Below are records; please write out exactly the lines from the first line through the line containing "280, 300, 320];", with no pictures.
----
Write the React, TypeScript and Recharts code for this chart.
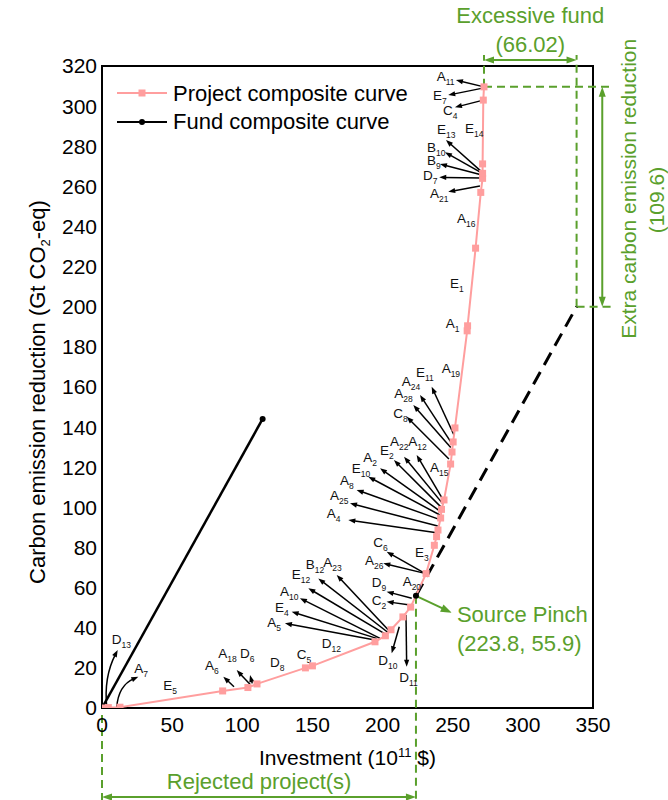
import { LineChart, Line, XAxis, YAxis, ReferenceLine, ReferenceDot, ReferenceArea, Legend } from 'recharts';

const FONT = 'Arial, "Liberation Sans", sans-serif';
const PINK = '#ff9e9e';
const GREEN = '#5aa02c';

const xTicks = [0, 50, 100, 150, 200, 250, 300, 350];
const yTicks = [0, 20, 40, 60, 80, 100, 120, 140, 160, 180, 200, 220, 240, 260, 280, 300, 320];

// project composite curve (vertices)
const projectX = [0, 4.5, 12.8, 86, 104, 110.5, 145, 150, 194.6, 202, 206, 214.5, 220, 231, 236.9, 238.5, 239.5, 241.4, 242, 243.8, 248.5, 249.5, 250.3, 251.6, 260.3, 260.6, 266.3, 270, 271.3, 271.3, 271.3, 271.8, 272.3];
const projectY = [0, 0.2, 0.4, 8.5, 10.2, 12, 20, 21, 33, 36, 39, 45.4, 50.3, 67, 81.1, 85.4, 88.7, 94.7, 99, 103.7, 121.6, 127.6, 132.6, 139.6, 188, 190.5, 229.2, 257, 264, 266.5, 271.2, 303, 309.6];

// fund composite curve and the same curve shifted to the pinch
const fundX = [0, 114.5];
const fundY = [0, 144.1];
const shiftedFundX = [223.8, 338.3];
const shiftedFundY = [55.9, 200];

// project labels: letter, subscript, x, y (data units, text start / baseline)
const projectLabels: [string, string, number, number][] = [
  ['A', '11', 238.6, 312.5], ['E', '7', 235.9, 303.0], ['C', '4', 243.1, 295.8],
  ['E', '13', 238.8, 286.0], ['B', '10', 231.7, 277.0], ['B', '9', 231.7, 270.9],
  ['D', '7', 228.8, 263.2], ['A', '21', 233.8, 254.2], ['E', '14', 258.7, 286.6],
  ['A', '16', 253.0, 241.7], ['E', '1', 248.1, 209.3], ['A', '1', 245.0, 189.2],
  ['A', '19', 242.1, 167.0], ['E', '11', 223.8, 165.1], ['A', '24', 213.6, 160.5],
  ['A', '28', 208.4, 154.4], ['C', '8', 207.6, 144.4], ['A', '12', 218.3, 130.6],
  ['A', '22', 205.3, 130.6], ['E', '2', 198.2, 126.1], ['A', '2', 186.3, 122.8],
  ['E', '10', 178.0, 117.3], ['A', '8', 169.6, 111.1], ['A', '25', 162.5, 103.7],
  ['A', '4', 160.2, 94.5], ['A', '15', 233.8, 117.8], ['C', '6', 193.4, 80.4],
  ['E', '3', 223.1, 75.4], ['A', '26', 187.5, 71.3], ['A', '20', 214.3, 60.8],
  ['D', '9', 192.2, 60.2], ['C', '2', 192.2, 51.3], ['B', '12', 145.2, 69.1],
  ['A', '23', 157.7, 70.1], ['E', '12', 135.2, 64.1], ['A', '10', 126.9, 55.8],
  ['E', '4', 123.3, 48.0], ['A', '5', 117.8, 40.5], ['D', '12', 156.6, 29.8],
  ['D', '10', 196.9, 21.4], ['D', '11', 211.9, 13.1], ['D', '8', 119.8, 20.3],
  ['C', '5', 138.8, 24.3], ['D', '6', 98.4, 24.8], ['A', '18', 82.9, 24.8],
  ['A', '6', 73.4, 18.9], ['E', '5', 43.7, 9.0], ['D', '13', 6.9, 31.9],
  ['A', '7', 23.0, 17.3],
];

// black arrows: tail x, tail y, tip x, tip y, bend
const labelArrows: [number, number, number, number, number][] = [
  [272.3, 309.6, 252.3, 313.0, 0], [272.3, 309.1, 246.8, 305.5, 0], [271.8, 303, 251.6, 299.4, 0],
  [270.9, 267.1, 245.2, 283.1, 0], [270.9, 266.6, 244.5, 277.0, 0], [270.9, 265.7, 240.9, 271.1, 0],
  [270.9, 264.2, 240.4, 264.5, 0], [269.4, 260.2, 246.8, 257.3, 0],
  [250.9, 136.1, 235.0, 160.1, 0], [249.3, 131.9, 226.7, 156.0, 0], [248.6, 129.9, 221.9, 151.0, 0],
  [247.3, 124.1, 217.2, 145.2, 0], [244.0, 102.8, 224.3, 126.1, 0], [243.3, 101.5, 215.3, 125.2, 0],
  [242.6, 99.5, 208.1, 123.6, 0], [241.6, 97.8, 198.2, 119.5, 0], [240.9, 96.2, 189.8, 115.3, 0],
  [240.4, 94.0, 181.5, 108.7, 0], [239.3, 90.7, 176.8, 102.0, 0], [238.6, 87.4, 175.6, 93.7, 0],
  [230.2, 67.1, 202.9, 77.9, 0], [230.2, 67.1, 200.5, 72.1, 0], [220.8, 54.7, 202.9, 58.0, 0],
  [219.5, 51.3, 202.9, 53.0, 0], [205.3, 38.0, 167.3, 66.3, 0], [204.1, 37.5, 154.2, 64.6, 0],
  [202.9, 36.4, 147.1, 59.7, 0], [198.2, 34.7, 141.1, 54.7, 0], [195.8, 34.7, 135.2, 48.0, 0],
  [194.6, 33.9, 130.4, 42.2, 0], [211.9, 40.5, 206.5, 27.3, 0], [216.7, 46.4, 217.2, 20.6, 0],
  [94.1, 10.6, 86.5, 15.6, 0], [105.5, 11.8, 96.0, 18.9, 0], [107.1, 12.3, 105.5, 16.4, 0],
  [3.4, 0.3, 11.2, 28.9, -0.15], [10.5, 0.3, 25.9, 15.6, -0.3],
];

// green guides
const greenDashes: [number, number, number, number][] = [
  [0, -3.5, 0, -45.9], [223.8, 55.9, 223.8, -45.9],
  [272.3, 309.6, 272.3, 325.5], [338.3, 200, 338.3, 325.5],
  [272.3, 309.6, 363.5, 309.6], [338.3, 200, 363.5, 200],
];
const greenDoubleArrows: [number, number, number, number][] = [
  [0, -44.4, 223.8, -44.4], [272.3, 323.0, 338.3, 323.0], [356.6, 309.6, 356.6, 200],
];
const pinchArrow: [number, number, number, number] = [223.8, 55.9, 249.3, 47.5];

// green texts: text, x, y, anchor, rotated
const greenTexts: [string, number, number, string, boolean][] = [
  ['Excessive fund', 305.3, 341.4, 'middle', false],
  ['(66.02)', 305.3, 327.1, 'middle', false],
  ['Rejected project(s)', 112, -40.5, 'middle', false],
  ['Source Pinch', 253.0, 43.0, 'start', false],
  ['(223.8, 55.9)', 253.0, 28.4, 'start', false],
  ['Extra carbon emission reduction', 380.6, 258.8, 'middle', true],
  ['(109.6)', 400.6, 253.2, 'middle', true],
];

const projectData = projectX.map((x, i) => ({ x, y: projectY[i] }));
const fundData = fundX.map((x, i) => ({ x, y: fundY[i] }));
const shiftedData = shiftedFundX.map((x, i) => ({ x, y: shiftedFundY[i] }));

const makeArrow = (color: string, width: number, bend: number, both: boolean, len = 8, half = 3) => (p: any) => {
  const { x1, y1, x2, y2 } = p;
  const dx = x2 - x1;
  const dy = y2 - y1;
  const d = Math.hypot(dx, dy) || 1;
  const cx = (x1 + x2) / 2 + bend * -dy;
  const cy = (y1 + y2) / 2 + bend * dx;
  const head = (tx: number, ty: number, fx: number, fy: number) => {
    const l = Math.hypot(tx - fx, ty - fy) || 1;
    const ux = (tx - fx) / l;
    const uy = (ty - fy) / l;
    return `${tx},${ty} ${tx - len * ux + half * uy},${ty - len * uy - half * ux} ${tx - len * ux - half * uy},${ty - len * uy + half * ux}`;
  };
  const ex = bend ? x2 - cx : dx;
  const ey = bend ? y2 - cy : dy;
  const el = Math.hypot(ex, ey) || 1;
  const endX = x2 - (ex / el) * len * 0.7;
  const endY = y2 - (ey / el) * len * 0.7;
  const startX = both ? x1 + (dx / d) * len * 0.7 : x1;
  const startY = both ? y1 + (dy / d) * len * 0.7 : y1;
  const path = bend ? `M${startX},${startY} Q${cx},${cy} ${endX},${endY}` : `M${startX},${startY} L${endX},${endY}`;
  return (
    <g>
      <path d={path} stroke={color} strokeWidth={width} fill="none" />
      <polygon points={head(x2, y2, bend ? cx : x1, bend ? cy : y1)} fill={color} />
      {both && <polygon points={head(x1, y1, x2, y2)} fill={color} />}
    </g>
  );
};

const squareDot = (p: any) => (
  <rect key={`sq-${p.index}`} x={p.cx - 3.5} y={p.cy - 3.5} width={7} height={7} fill={PINK} />
);

const endDot = (which: number) => (p: any) =>
  p.index === which ? <circle key={`d-${p.index}`} cx={p.cx} cy={p.cy} r={3} fill="#000" /> : <g key={`d-${p.index}`} />;

const renderLegend = () => (
  <div style={{ fontFamily: FONT, fontSize: 22, lineHeight: '28px', color: '#000' }}>
    <div style={{ display: 'flex', alignItems: 'center' }}>
      <svg width={58} height={28}>
        <line x1={2} y1={13} x2={52} y2={13} stroke={PINK} strokeWidth={2} />
        <rect x={23.5} y={9.5} width={7} height={7} fill={PINK} />
      </svg>
      <span>Project composite curve</span>
    </div>
    <div style={{ display: 'flex', alignItems: 'center' }}>
      <svg width={58} height={28}>
        <line x1={2} y1={14} x2={52} y2={14} stroke="#000" strokeWidth={2} />
        <circle cx={27} cy={14} r={3} fill="#000" />
      </svg>
      <span>Fund composite curve</span>
    </div>
  </div>
);

const XTitle = (props: any) => {
  const vb = props.viewBox || { x: 102, y: 708, width: 491 };
  return (
    <text x={vb.x + vb.width / 2} y={vb.y + 57} textAnchor="middle" fontSize={21} fontFamily={FONT} fill="#000">
      Investment (10<tspan dy={-8} fontSize={13}>11</tspan>
      <tspan dy={8}> $)</tspan>
    </text>
  );
};

const YTitle = (props: any) => {
  const vb = props.viewBox || { x: 0, y: 66, width: 102, height: 642 };
  const cx = vb.x + 45;
  const cy = vb.y + vb.height / 2 + 5;
  return (
    <text x={cx} y={cy} transform={`rotate(-90 ${cx} ${cy})`} textAnchor="middle" fontSize={22} fontFamily={FONT} fill="#000">
      Carbon emission reduction (Gt CO<tspan dy={5} fontSize={13}>2</tspan>
      <tspan dy={-5}>-eq)</tspan>
    </text>
  );
};

export default function App() {
  return (
    <div style={{ position: 'absolute', left: 0, top: 0, background: '#fff' }}>
      <LineChart width={668} height={800} margin={{ top: 66, right: 75, bottom: 0, left: 0 }}>
        <XAxis
          type="number"
          dataKey="x"
          domain={[0, 350]}
          ticks={xTicks}
          allowDataOverflow
          height={92}
          axisLine={false}
          tickLine={false}
          tickSize={6}
          tickMargin={3}
          tick={{ fontSize: 21, fill: '#000', fontFamily: FONT }}
          label={{ content: XTitle }}
        />
        <YAxis
          type="number"
          dataKey="y"
          domain={[0, 320]}
          ticks={yTicks}
          allowDataOverflow
          width={102}
          axisLine={false}
          tickLine={false}
          tickSize={3}
          tickMargin={2}
          tick={{ fontSize: 21, fill: '#000', fontFamily: FONT }}
          label={{ content: YTitle }}
        />
        <ReferenceArea x1={0} x2={350} y1={0} y2={320} fill="none" fillOpacity={0} stroke="#000" strokeWidth={2} />
        <Legend layout="vertical" align="center" verticalAlign="middle" content={renderLegend} wrapperStyle={{ top: 80, left: 115, width: 'auto', height: 'auto' }} />

        {greenDashes.map(([x1, y1, x2, y2], i) => (
          <ReferenceLine key={`gd-${i}`} segment={[{ x: x1, y: y1 }, { x: x2, y: y2 }]} stroke={GREEN} strokeWidth={2} strokeDasharray="8 5" ifOverflow="visible" />
        ))}
        {greenDoubleArrows.map(([x1, y1, x2, y2], i) => (
          <ReferenceLine key={`ga-${i}`} segment={[{ x: x1, y: y1 }, { x: x2, y: y2 }]} ifOverflow="visible" shape={makeArrow(GREEN, 2, 0, true, 10, 3.5)} />
        ))}
        <ReferenceLine
          segment={[{ x: pinchArrow[0], y: pinchArrow[1] }, { x: pinchArrow[2], y: pinchArrow[3] }]}
          ifOverflow="visible"
          shape={makeArrow(GREEN, 2, 0, false, 11, 4)}
        />
        {labelArrows.map(([x1, y1, x2, y2, bend], i) => (
          <ReferenceLine key={`la-${i}`} segment={[{ x: x1, y: y1 }, { x: x2, y: y2 }]} ifOverflow="visible" shape={makeArrow('#000', 1.5, bend, false, 7, 2.6)} />
        ))}

        <Line data={fundData} dataKey="y" stroke="#000" strokeWidth={2.5} dot={endDot(1)} activeDot={false} isAnimationActive={false} legendType="none" />
        <Line data={shiftedData} dataKey="y" stroke="#000" strokeWidth={3} strokeDasharray="14 8" dot={endDot(0)} activeDot={false} isAnimationActive={false} legendType="none" />
        <Line data={projectData} dataKey="y" stroke={PINK} strokeWidth={2} dot={squareDot} activeDot={false} isAnimationActive={false} legendType="none" />

        {projectLabels.map(([name, sub, x, y], i) => (
          <ReferenceDot
            key={`pl-${i}`}
            x={x}
            y={y}
            r={0}
            ifOverflow="visible"
            shape={(p: any) => (
              <text x={p.cx} y={p.cy} fontSize={13.5} fontFamily={FONT} fill="#111">
                {name}
                <tspan dy={4} fontSize={8.5}>{sub}</tspan>
              </text>
            )}
          />
        ))}
        {greenTexts.map(([t, x, y, anchor, rot], i) => (
          <ReferenceDot
            key={`gt-${i}`}
            x={x}
            y={y}
            r={0}
            ifOverflow="visible"
            shape={(p: any) => (
              <text
                x={p.cx}
                y={p.cy}
                textAnchor={anchor as any}
                transform={rot ? `rotate(-90 ${p.cx} ${p.cy})` : undefined}
                fontSize={rot ? 21 : 22}
                fontFamily={FONT}
                fill={GREEN}
              >
                {t}
              </text>
            )}
          />
        ))}
      </LineChart>
    </div>
  );
}
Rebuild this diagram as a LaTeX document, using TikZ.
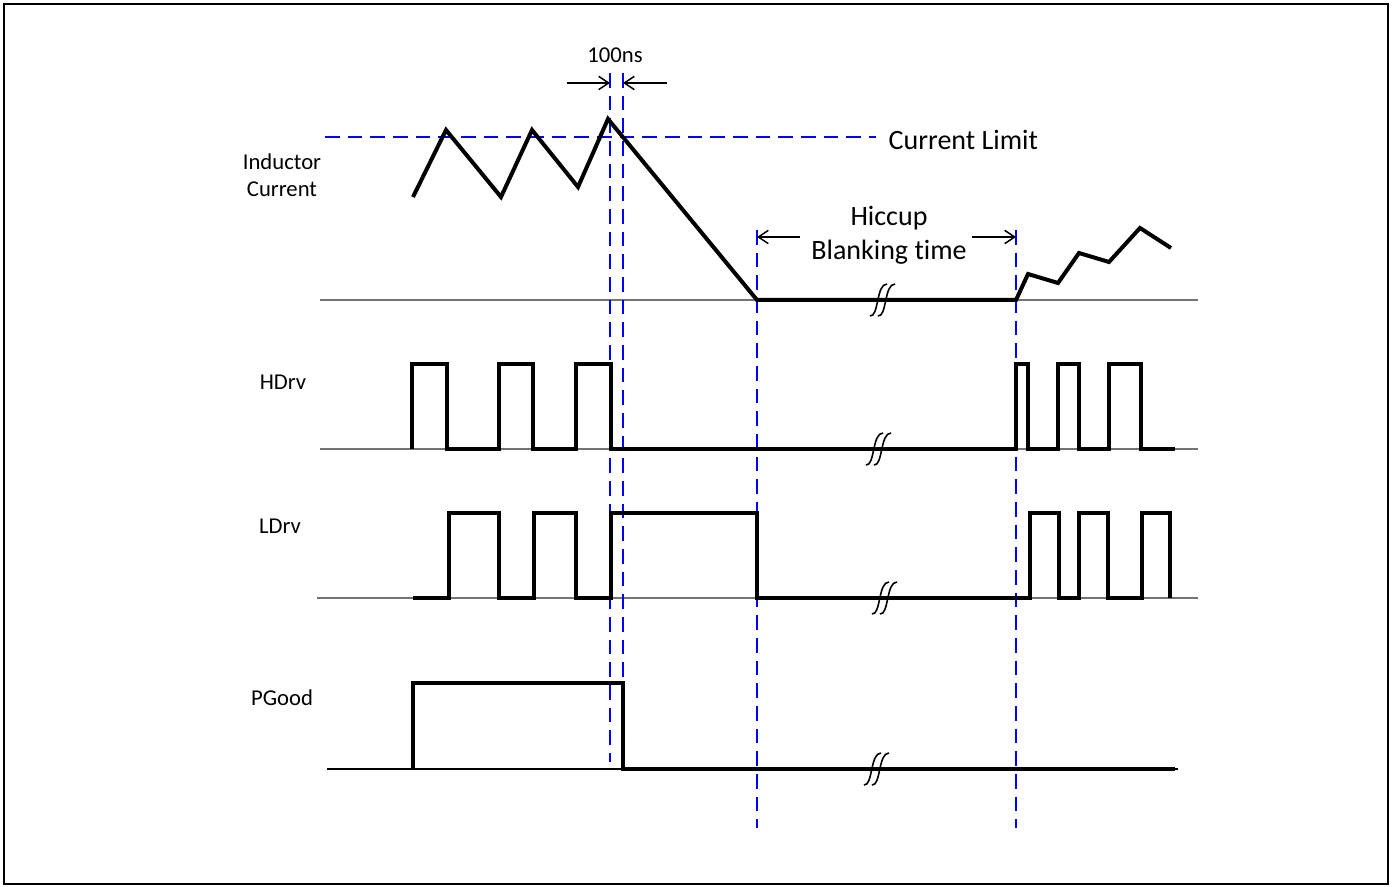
\documentclass[tikz,border=0pt]{standalone}
\usepackage{fontspec}
\setmainfont{Carlito}[Ligatures = NoCommon]
\usetikzlibrary{arrows.meta}

\tikzset{
	timingpicture/.style = {
		x = 0.75pt,
		y = -0.75pt,
		arrow/.style = {
			draw,
			line width = 1.1pt,
			-{Straight Barb[length = 7.5pt, width = 10pt]},
		}
	},
	wave/.style = {
		draw = black,
		line width = 3pt,
		line join = miter
	},
	axis/.style = {
		draw = black!55,
		line width = 1.1pt
	},
	marker/.style = {
		draw = blue,
		line width = 1.4pt,
		dash pattern = on 11pt off 6pt
	},
	brk/.style = {
		draw = black,
		line width = 1.2pt
	},
	label/.style = {
		font = \fontsize{17}{20.5}\selectfont,
		align = center
	},
	biglabel/.style = {
		font = \fontsize{21}{25.5}\selectfont,
		align = center
	}
}

\begin{document}
\begin{tikzpicture}[timingpicture]
	\useasboundingbox (0,0) rectangle (1392,887);
	\draw[line width = 1.1pt] (4,4) rectangle (1388,884);

	% signal names
	\node[label] (ic) at (282,175) {Inductor\\Current};
	\node[label] (hdrv) at (283,382) {HDrv};
	\node[label] (ldrv) at (280,526) {LDrv};
	\node[label] (pgood) at (282,698) {PGood};

	% zero lines
	\path[axis] (320,300) -- (1198,300);
	\path[axis] (320,449) -- (1198,449);
	\path[axis] (317,598) -- (1198,598);
	\path[axis, draw = black] (327,769) -- (1178,769);

	% marker lines
	\coordinate (m1-top) at (610,73);
	\coordinate (m1-bot) at (610,762);
	\coordinate (m2-top) at (623,73);
	\coordinate (m2-bot) at (623,769);
	\coordinate (m3-top) at (757,230);
	\coordinate (m3-bot) at (757,828);
	\coordinate (m4-top) at (1016,230);
	\coordinate (m4-bot) at (1016,828);
	\coordinate (lim-a) at (325,137);
	\coordinate (lim-b) at (876,137);
	\path[marker] (m1-top) -- (m1-bot);
	\path[marker] (m2-top) -- (m2-bot);
	\path[marker] (m3-top) -- (m3-bot);
	\path[marker] (m4-top) -- (m4-bot);
	\path[marker] (lim-a) -- (lim-b);
	\node[biglabel, anchor = west] (limit) at (884,140) {Current Limit};

	% waveforms
	\path[wave] (413,197) -- (446,130) -- (501,197) -- (532,130) -- (578,187) -- (608,119)
		-- (757,300) -- (1016,300) -- (1028,274) -- (1058,283) -- (1079,253) -- (1109,262)
		-- (1140,228) -- (1171,248);
	\path[wave] (412,449) -- (412,364) -- (447,364) -- (447,449) -- (499,449) -- (499,364)
		-- (533,364) -- (533,449) -- (576,449) -- (576,364) -- (611,364) -- (611,449)
		-- (1016,449) -- (1016,364) -- (1028,364) -- (1028,449) -- (1058,449) -- (1058,364)
		-- (1079,364) -- (1079,449) -- (1109,449) -- (1109,364) -- (1141,364) -- (1141,449)
		-- (1175,449);
	\path[wave] (413,598) -- (449,598) -- (449,513) -- (499,513) -- (499,598) -- (534,598)
		-- (534,513) -- (576,513) -- (576,598) -- (611,598) -- (611,513) -- (757,513)
		-- (757,598) -- (1030,598) -- (1030,513) -- (1059,513) -- (1059,598) -- (1079,598)
		-- (1079,513) -- (1108,513) -- (1108,598) -- (1142,598) -- (1142,513) -- (1170,513)
		-- (1170,598);
	\path[wave] (413,769) -- (413,683) -- (623,683) -- (623,769) -- (1175,769);

	% time breaks
	\foreach \bx/\by in {884/300, 880/449, 886/598, 878/769} {
		\path[brk] (\bx-14,\by+16) .. controls (\bx-5,\by+17) and (\bx-8,\by-16) .. (\bx+3,\by-16);
		\path[brk] (\bx-6,\by+16) .. controls (\bx+3,\by+17) and (\bx,\by-16) .. (\bx+11,\by-16);
	}

	% timing annotations
	\coordinate (ns-l) at (567,83);
	\coordinate (ns-r) at (667,83);
	\coordinate (hic-l) at (800,237);
	\coordinate (hic-r) at (972,237);
	\node[label] (ns) at (615,55) {100ns};
	\node[biglabel] (hiccup) at (889,235) {Hiccup\\Blanking time};

	\begin{scope}[every path/.style = arrow]
		\path (ns-l) -- (ns-l -| m1-top);
		\path (ns-r) -- (ns-r -| m2-top);
		\path (hic-l) -- (hic-l -| m3-top);
		\path (hic-r) -- (hic-r -| m4-top);
	\end{scope}
\end{tikzpicture}
\end{document}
----
**Response to this task:**
Write the React, TypeScript and Recharts code for this chart.
import { LineChart, Line, XAxis, YAxis, ReferenceLine, ReferenceDot, ReferenceArea, Legend } from 'recharts';

const FONT = 'Arial, "Liberation Sans", sans-serif';
const PINK = '#ff9e9e';
const GREEN = '#5aa02c';

const xTicks = [0, 50, 100, 150, 200, 250, 300, 350];
const yTicks = [0, 20, 40, 60, 80, 100, 120, 140, 160, 180, 200, 220, 240, 260, 280, 300, 320];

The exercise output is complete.